Only a tiny number of Democrats and no Republicans suggested that we might rein in the cost of care--paying doctors, hospitals and drug companies less, keeping our payments more in line with those of other countries.  In other countries the government determines the reasonable cost of various products and services, and that's that.  Here we had a discussion of "death panels" and government bureaucrats keeping people from obtaining needed care.

It's so much fun to realize that we're going to waste so much money and cause so much misery because our politicians suck, some because they don't believe that knowledge should play any role in decision-making, and others because they don't have the backbones of slugs.

Saturday, November 16, 2013

More Stupid

I'm always amazed at the dumbness of men.  I mean, what woman would suggest that you could have services for children (housing, health care, education etc.) without having the same for the kids' mothers?  But a university professor actually said this to me once.  I didn't bother to respond.  And how would this happen?  The kids would get the nice, subsidized apartment, but Mom would head off to the homeless shelter, I guess after fixing dinner, helping with homework and tucking the kids into bed.  Is it possible for nearly 50% of the population to be this clueless?
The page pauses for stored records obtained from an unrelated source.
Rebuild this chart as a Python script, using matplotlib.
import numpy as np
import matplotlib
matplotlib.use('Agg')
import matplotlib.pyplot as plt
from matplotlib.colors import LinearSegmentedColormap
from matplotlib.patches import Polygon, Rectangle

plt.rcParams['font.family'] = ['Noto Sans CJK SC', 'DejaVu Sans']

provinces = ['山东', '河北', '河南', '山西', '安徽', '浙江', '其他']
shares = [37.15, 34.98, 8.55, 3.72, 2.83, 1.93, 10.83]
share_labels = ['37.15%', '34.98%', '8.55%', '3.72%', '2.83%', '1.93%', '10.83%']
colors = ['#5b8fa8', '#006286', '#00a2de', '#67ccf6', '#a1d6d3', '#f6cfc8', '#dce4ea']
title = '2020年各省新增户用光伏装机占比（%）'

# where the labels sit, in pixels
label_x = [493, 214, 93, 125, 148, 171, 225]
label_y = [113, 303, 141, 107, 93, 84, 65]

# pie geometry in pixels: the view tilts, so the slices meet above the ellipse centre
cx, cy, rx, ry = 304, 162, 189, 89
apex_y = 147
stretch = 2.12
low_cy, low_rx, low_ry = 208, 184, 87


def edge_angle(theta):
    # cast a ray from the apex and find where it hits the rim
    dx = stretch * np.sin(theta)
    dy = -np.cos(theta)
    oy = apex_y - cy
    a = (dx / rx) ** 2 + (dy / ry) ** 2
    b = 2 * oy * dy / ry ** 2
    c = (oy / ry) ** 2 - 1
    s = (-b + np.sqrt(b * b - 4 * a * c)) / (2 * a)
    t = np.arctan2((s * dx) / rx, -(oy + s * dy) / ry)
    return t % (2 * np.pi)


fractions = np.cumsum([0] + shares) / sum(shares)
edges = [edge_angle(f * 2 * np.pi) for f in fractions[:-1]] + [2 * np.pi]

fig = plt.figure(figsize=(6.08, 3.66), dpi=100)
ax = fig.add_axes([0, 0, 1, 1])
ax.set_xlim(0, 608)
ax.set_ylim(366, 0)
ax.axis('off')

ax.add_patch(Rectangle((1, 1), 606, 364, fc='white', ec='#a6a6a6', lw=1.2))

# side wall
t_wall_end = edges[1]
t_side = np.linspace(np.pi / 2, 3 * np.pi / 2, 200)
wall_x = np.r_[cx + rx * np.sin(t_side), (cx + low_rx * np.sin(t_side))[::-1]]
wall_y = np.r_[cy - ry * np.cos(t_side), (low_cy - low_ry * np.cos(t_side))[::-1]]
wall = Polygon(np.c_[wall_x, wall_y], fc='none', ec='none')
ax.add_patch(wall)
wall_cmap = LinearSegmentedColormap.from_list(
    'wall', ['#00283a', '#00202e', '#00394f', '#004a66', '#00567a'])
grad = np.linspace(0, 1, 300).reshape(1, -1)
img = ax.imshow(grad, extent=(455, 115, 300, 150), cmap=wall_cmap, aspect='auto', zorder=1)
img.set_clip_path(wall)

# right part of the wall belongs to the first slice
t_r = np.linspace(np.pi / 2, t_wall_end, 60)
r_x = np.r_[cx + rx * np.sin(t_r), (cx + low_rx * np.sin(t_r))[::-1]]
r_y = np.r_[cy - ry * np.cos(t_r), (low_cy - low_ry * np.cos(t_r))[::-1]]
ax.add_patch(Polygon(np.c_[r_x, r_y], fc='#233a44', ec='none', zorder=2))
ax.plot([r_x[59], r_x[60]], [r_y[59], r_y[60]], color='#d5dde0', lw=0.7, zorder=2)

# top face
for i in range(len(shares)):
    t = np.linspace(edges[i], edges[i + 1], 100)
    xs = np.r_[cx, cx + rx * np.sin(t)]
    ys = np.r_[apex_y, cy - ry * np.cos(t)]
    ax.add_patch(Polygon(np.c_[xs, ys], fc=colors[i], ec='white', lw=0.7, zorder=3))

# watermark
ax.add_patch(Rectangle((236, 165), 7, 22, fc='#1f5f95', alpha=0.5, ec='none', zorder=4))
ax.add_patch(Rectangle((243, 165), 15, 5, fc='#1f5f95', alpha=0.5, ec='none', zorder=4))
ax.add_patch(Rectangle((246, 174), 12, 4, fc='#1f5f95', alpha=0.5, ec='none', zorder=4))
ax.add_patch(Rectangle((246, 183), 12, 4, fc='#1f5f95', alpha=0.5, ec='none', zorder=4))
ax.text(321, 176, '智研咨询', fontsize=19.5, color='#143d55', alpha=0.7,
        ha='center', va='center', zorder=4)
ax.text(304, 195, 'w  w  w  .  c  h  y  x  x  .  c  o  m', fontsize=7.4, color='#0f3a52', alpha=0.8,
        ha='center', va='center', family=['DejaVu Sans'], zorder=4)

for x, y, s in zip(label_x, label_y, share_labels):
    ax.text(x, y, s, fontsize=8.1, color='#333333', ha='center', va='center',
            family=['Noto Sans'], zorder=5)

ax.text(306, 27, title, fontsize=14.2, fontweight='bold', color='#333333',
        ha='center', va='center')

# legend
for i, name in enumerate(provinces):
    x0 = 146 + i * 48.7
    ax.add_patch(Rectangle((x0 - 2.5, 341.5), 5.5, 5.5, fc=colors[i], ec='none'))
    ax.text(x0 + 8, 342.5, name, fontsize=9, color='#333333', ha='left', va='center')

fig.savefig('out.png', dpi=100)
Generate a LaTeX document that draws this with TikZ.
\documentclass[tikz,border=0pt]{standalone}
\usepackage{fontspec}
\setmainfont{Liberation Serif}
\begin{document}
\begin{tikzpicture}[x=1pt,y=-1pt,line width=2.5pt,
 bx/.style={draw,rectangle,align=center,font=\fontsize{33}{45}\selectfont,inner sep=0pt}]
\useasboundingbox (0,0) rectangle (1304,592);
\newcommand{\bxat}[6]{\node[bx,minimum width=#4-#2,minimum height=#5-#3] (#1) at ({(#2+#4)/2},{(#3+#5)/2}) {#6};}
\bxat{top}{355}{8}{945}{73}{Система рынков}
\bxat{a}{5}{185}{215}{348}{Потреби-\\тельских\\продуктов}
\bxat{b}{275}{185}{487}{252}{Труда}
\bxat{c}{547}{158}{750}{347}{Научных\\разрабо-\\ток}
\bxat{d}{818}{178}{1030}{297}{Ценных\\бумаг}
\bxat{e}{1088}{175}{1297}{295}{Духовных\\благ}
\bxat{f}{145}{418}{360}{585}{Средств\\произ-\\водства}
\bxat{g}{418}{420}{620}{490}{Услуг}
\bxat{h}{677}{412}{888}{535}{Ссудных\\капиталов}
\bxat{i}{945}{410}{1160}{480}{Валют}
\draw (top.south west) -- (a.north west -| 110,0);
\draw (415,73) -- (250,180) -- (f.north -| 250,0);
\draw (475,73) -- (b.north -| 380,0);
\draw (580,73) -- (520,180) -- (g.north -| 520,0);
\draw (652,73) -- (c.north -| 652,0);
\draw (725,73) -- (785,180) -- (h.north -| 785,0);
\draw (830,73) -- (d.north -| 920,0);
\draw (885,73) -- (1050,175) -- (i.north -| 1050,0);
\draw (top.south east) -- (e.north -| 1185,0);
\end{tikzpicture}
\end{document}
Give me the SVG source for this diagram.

Yes, it is.  And we find another example of this in the current debate over Obamacare. Men seem not to understand their role in making babies.  Now this is a family-friendly blog, so I will not go into great detail about the role of men in conception, but will simply note that their role is critical.  Babies would not be made without them.  And that their medical care plans would include the cost of maternity care is not some "subsidy" to women, but a recognition that not only men, but all of us, have an interest in birthing healthy babies, just as we all have an interest in good roads, sewage systems, and educational institutions.

Thursday, November 7, 2013

On the Election

Much has been made of the Tea Party defeat in Virginia.  But the most important point is that McAuliffe barely won against a wacko who wanted to eliminate all abortion rights, ban contraception and treat immigrants as pests to be controlled.  What is most important is that McAuliffe represents all that is wrong with the Democrats, and Democrats like this can barely defeat the Tea Party.  That's not a good sign.

As for Chris Christie, we can turn to the New Jersey experience with Jon Corzine.  He probably gave Democratic governors there a bad rap for the next 15 years or so.  Of course, Christie is also less nutty than many Republican candidates.